New Work

Currently, the company is working on the upcoming premiere of ATTIC.

Completing a triptych of three works, ATTIC is the top of the house to GIRL GODS basement and HOUSE OF MIND’S main floor.

ATTIC explores the rape of female culture. The sexual assault of young women and their often-downward spiral into destruction and suicide threads throughout the work. Wildly off-balance movement contrasted with small, constricted physical tasks situate themselves in a stark, disheveled environment. Images of the mundane and the fantastic featuring white cakes, dozens of white pencils, large projections of albino moose, rabbits, whales, Arctic fox. Through this juxtaposition, ATTIC explores sexual assault, suicide and beatific visions of the Afterlife in which the victim imagines both safety and relief.

History

The Pat Graney Company, incorporated in 1990, has toured to most major American cities as well as internationally to Japan, England, Scotland, Germany, Singapore, Chile and Brazil. Seattle-based choreographer Graney received numerous Choreography Fellowships from the National Endowment for the Arts, as well as from Artist Trust, the Washington State Arts Commission, the NEA International Program, the National Corporate Fund for Dance and the John Simon Guggenheim Memorial Foundation. In 2008/09, Ms. Graney received both a US Artist Award and the Alpert Award in the Arts/Dance. In 2011, Ms. Graney was selected as one of two artists to receive an ‘Arts Innovator’ Award from Artist Trust and the Dale Chihuly Foundation. In 2013, Ms. Graney was one of 20 Americans selected to receive a prestigious Doris Duke Performing Artist Award.

Ms. Graney has been commissioned by Pacific Northwest Ballet, has created several large-scale gymnastic performance works, including ‘Seven/Uneven’ with visual artist Beliz Brother and ‘Pier 62/63,’ which featured 150 gymnasts aged 8-50 and was presented as part of the Goodwill Games Arts Festival in 1990. In 1996, Ms. Graney presented the Movement Meditation Project, which featured 130 female martial artists in an environmentally designed work at Seattle's Magnuson Park. 

The Pat Graney Company began Keeping the Faith in 1992, which they offer to incarcerated women and girls nationwide. The program consists of performances, lecture-demonstrations and workshops for incarcerated women and girls.  Keeping the Faith is currently in its twenty-third consecutive residency in Washington State. In 2000, the Company developed a National Model of Keeping the Faith, where the KTF Artist Team worked with local artists and social workers in US cities to set up local programs based on Keeping the Faith. Ms. Graney has also lectured abroad about this unique program, drawing capacity audiences in Tokyo and Yokohama, Japan. Keeping the Faith had its first international presentation of the artist training in Dublin, Ireland in May of 2004.

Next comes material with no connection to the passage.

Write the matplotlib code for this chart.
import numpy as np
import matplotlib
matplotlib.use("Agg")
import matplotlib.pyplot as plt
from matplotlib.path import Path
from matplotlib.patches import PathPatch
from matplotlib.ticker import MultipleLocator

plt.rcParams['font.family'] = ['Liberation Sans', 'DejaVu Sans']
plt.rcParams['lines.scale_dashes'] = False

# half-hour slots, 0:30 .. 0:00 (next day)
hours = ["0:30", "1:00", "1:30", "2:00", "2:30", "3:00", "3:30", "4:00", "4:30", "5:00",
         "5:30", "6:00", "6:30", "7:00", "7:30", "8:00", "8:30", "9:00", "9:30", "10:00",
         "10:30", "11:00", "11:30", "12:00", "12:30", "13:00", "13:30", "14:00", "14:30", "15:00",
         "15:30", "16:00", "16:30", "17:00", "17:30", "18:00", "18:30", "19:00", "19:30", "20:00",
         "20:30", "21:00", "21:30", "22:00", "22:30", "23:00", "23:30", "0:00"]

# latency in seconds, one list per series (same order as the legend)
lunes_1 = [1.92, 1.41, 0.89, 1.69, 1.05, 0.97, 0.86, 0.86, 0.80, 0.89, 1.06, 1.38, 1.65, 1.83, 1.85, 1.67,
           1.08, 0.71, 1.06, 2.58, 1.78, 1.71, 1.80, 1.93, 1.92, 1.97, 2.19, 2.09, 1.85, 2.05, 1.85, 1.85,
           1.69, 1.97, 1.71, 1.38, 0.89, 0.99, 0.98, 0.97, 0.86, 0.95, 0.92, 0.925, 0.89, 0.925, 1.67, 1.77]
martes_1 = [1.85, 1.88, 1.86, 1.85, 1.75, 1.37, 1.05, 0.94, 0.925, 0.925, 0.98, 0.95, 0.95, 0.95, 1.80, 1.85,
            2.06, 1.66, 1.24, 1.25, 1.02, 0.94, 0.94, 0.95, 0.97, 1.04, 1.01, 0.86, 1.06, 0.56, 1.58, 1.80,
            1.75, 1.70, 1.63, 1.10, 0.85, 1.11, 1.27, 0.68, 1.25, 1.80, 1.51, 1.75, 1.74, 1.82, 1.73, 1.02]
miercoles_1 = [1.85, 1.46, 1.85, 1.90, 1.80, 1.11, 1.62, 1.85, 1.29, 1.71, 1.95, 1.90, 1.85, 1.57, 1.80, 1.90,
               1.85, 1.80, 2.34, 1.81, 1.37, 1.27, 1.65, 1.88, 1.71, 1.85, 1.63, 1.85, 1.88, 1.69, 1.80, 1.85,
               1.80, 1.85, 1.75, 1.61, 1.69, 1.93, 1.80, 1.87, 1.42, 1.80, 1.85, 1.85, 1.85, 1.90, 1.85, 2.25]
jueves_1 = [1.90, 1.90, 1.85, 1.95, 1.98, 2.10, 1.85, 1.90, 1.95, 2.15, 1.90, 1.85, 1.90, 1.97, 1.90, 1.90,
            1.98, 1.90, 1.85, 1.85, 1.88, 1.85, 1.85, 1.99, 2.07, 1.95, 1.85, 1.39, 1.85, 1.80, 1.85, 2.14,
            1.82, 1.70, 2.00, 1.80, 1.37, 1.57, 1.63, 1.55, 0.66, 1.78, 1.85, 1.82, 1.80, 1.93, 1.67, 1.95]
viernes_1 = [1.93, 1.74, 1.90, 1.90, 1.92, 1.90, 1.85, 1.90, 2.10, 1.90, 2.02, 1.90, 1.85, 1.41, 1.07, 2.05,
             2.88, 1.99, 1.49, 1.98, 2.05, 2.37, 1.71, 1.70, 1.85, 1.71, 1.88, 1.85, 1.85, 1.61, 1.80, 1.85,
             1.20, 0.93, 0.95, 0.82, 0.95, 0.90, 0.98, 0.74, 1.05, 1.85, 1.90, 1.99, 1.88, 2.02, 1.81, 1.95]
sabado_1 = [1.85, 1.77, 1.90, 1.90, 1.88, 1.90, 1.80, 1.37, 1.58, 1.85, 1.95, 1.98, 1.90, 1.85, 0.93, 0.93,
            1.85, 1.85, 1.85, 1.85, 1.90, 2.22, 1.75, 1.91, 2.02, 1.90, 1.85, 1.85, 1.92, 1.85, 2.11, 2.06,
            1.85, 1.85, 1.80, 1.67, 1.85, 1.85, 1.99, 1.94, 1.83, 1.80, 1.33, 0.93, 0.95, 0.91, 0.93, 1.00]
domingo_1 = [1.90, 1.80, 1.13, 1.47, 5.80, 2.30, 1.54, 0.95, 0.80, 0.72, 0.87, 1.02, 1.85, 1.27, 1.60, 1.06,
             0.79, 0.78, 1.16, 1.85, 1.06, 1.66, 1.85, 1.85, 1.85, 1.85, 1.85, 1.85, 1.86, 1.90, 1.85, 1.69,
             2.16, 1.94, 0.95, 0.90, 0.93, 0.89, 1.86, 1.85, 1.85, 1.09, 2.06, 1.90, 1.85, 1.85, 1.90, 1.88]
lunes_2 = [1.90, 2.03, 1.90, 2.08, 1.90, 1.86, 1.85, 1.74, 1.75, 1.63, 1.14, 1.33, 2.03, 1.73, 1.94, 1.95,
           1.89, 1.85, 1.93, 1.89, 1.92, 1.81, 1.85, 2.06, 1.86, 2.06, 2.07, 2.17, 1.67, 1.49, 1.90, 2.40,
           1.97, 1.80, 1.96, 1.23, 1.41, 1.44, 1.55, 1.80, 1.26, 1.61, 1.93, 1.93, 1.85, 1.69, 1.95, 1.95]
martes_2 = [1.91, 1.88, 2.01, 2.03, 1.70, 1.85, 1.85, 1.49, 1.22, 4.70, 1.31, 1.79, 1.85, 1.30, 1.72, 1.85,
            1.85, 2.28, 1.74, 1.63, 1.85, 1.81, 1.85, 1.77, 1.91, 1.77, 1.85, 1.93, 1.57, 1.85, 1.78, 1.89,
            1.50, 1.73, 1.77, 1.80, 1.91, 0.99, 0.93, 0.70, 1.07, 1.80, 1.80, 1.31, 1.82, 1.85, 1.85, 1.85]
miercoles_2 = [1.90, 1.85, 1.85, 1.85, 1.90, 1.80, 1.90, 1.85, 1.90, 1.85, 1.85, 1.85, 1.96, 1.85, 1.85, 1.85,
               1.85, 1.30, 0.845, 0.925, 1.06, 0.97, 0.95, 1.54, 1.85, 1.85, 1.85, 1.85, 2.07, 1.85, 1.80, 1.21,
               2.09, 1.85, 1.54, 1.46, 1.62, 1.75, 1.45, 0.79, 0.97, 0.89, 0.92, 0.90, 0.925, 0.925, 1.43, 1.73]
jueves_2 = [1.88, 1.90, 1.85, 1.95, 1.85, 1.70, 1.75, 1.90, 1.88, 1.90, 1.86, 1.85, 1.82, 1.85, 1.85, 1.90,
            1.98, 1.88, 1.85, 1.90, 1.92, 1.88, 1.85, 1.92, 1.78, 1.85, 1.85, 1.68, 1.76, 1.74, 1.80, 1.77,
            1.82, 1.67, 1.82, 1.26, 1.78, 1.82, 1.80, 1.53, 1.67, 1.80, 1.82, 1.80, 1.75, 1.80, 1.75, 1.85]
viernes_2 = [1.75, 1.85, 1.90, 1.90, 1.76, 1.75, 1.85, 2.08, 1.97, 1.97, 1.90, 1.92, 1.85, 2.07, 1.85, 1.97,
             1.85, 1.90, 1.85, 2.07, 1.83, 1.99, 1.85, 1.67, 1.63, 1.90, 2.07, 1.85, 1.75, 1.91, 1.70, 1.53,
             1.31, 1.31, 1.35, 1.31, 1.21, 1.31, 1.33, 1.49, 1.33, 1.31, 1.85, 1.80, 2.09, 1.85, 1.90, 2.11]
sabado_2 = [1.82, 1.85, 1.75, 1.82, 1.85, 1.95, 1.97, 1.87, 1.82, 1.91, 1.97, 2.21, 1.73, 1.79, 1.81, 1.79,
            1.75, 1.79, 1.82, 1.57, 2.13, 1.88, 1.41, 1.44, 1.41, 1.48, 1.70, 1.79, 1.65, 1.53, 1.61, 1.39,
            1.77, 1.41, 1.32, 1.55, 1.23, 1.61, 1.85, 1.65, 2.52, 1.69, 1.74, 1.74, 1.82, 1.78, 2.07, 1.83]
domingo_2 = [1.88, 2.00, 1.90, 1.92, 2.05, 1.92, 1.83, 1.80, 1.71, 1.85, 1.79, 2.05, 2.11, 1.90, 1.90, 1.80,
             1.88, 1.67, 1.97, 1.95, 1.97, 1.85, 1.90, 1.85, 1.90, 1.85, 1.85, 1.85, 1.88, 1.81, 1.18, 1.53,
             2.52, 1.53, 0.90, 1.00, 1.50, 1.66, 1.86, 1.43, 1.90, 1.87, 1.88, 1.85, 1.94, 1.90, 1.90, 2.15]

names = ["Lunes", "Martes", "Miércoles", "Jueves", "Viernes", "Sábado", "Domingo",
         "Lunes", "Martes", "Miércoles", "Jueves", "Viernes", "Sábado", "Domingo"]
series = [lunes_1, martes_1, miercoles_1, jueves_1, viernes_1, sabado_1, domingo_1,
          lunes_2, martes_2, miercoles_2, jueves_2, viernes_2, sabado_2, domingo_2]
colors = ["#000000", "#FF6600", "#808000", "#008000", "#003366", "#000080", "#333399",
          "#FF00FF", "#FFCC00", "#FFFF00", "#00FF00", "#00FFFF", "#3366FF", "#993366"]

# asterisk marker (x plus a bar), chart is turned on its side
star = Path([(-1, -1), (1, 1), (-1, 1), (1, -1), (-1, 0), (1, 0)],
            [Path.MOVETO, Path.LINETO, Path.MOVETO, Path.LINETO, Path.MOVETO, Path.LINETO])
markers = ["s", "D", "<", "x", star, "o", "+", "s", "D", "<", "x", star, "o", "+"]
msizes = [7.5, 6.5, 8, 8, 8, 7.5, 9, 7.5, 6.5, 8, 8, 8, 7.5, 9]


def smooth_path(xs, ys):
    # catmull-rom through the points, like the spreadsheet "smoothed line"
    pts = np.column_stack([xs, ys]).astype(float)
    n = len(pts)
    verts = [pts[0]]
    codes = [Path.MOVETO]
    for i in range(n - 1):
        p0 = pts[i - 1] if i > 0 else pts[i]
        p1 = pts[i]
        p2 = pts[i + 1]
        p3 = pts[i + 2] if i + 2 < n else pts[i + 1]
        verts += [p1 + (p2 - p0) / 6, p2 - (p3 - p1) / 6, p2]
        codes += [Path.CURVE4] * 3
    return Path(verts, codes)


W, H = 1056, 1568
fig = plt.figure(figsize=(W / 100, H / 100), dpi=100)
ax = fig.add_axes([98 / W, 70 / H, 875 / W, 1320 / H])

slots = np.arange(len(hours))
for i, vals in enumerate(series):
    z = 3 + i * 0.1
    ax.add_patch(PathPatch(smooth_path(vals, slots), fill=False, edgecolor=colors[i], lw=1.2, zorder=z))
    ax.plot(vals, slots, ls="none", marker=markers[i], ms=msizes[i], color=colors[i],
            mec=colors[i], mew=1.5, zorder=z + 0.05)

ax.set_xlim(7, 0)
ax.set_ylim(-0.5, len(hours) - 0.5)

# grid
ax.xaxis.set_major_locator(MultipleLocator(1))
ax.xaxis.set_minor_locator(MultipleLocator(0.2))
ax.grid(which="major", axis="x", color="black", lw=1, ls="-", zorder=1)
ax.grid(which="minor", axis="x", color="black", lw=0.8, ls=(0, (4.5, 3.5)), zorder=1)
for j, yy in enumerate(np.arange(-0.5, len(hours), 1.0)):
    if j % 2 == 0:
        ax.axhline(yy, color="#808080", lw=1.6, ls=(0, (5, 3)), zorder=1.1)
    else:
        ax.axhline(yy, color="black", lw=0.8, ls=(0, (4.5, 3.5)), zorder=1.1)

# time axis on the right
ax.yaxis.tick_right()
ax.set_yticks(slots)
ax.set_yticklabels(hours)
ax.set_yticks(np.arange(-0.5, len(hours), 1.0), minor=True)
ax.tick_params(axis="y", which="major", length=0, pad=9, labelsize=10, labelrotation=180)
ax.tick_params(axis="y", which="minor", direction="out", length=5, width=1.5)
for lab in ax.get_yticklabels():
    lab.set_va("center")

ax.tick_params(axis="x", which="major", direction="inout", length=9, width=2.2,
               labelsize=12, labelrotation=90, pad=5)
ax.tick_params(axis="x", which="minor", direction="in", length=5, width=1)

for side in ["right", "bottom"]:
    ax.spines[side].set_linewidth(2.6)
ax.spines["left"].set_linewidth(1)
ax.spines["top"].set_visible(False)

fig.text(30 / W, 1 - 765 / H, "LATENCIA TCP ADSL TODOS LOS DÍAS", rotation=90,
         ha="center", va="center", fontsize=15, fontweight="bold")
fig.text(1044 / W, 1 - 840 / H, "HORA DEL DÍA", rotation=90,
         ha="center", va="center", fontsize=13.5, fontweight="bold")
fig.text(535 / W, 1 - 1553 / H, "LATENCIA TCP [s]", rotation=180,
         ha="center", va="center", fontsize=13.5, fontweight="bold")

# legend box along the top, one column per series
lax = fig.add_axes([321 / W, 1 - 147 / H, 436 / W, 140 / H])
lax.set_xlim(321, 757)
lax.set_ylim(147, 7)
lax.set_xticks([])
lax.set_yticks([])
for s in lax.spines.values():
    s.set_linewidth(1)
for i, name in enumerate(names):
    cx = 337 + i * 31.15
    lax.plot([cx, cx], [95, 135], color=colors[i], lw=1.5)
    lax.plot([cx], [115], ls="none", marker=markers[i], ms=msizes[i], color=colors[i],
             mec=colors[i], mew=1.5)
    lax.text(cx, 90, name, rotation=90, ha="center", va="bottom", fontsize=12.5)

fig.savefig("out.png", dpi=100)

Ms. Graney’s work Tattoo toured to 11 US cities in the 2001/02 season, as well as going to Valparaiso and Santiago, Chile. Tattoo completed the triptych that included Faith and Sleep, which took ten years to create. Her work the Vivian girls, based on the visuals of ‘outsider’ artist Henry Darger, premiered in Seattle in 2004 and toured to six US cities in the 2004/2005 season. 

In 2010 the Company was funded by American Dance Masterpieces to reconstruct the Triptych of Faith, Sleep & Tattoo – three one-hour works. The evening premiered at On the Boards and later Faith was featured at the National Performance Network’s annual meeting in 2010 and went on to tour to RedCat in Los Angeles in the spring of 2011.

The Company premiered the installation/performance work House of Mind in Seattle in 2008, which traveled to DiverseWorks/Houston in 2009 and was featured at the John Michael Kohler Art Center from June 2011 through February 2012. While at the Kohler Art Center, over 30,000 visitors saw House of Mind. 

The Chair Spectacle, originally developed at the Kohler Art Center as part of the Community Residency Program, was re-developed in Seattle and commissioned by Seattle Center Foundation for ‘The Next Fifty’ Festival.  The Chair Spectacle featured over 100 people, all dressed in white, performing in the International Fountain at Seattle Center in April/Oct of 2012. 

The company premiered Girl Gods, which explores the ancestry of women, individuals, and family, and the idea of rage, in fall of 2015. The piece, which was both a visual installation and time-based performance, continued to tour in the 2015/2016 and 2016/2017 seasons.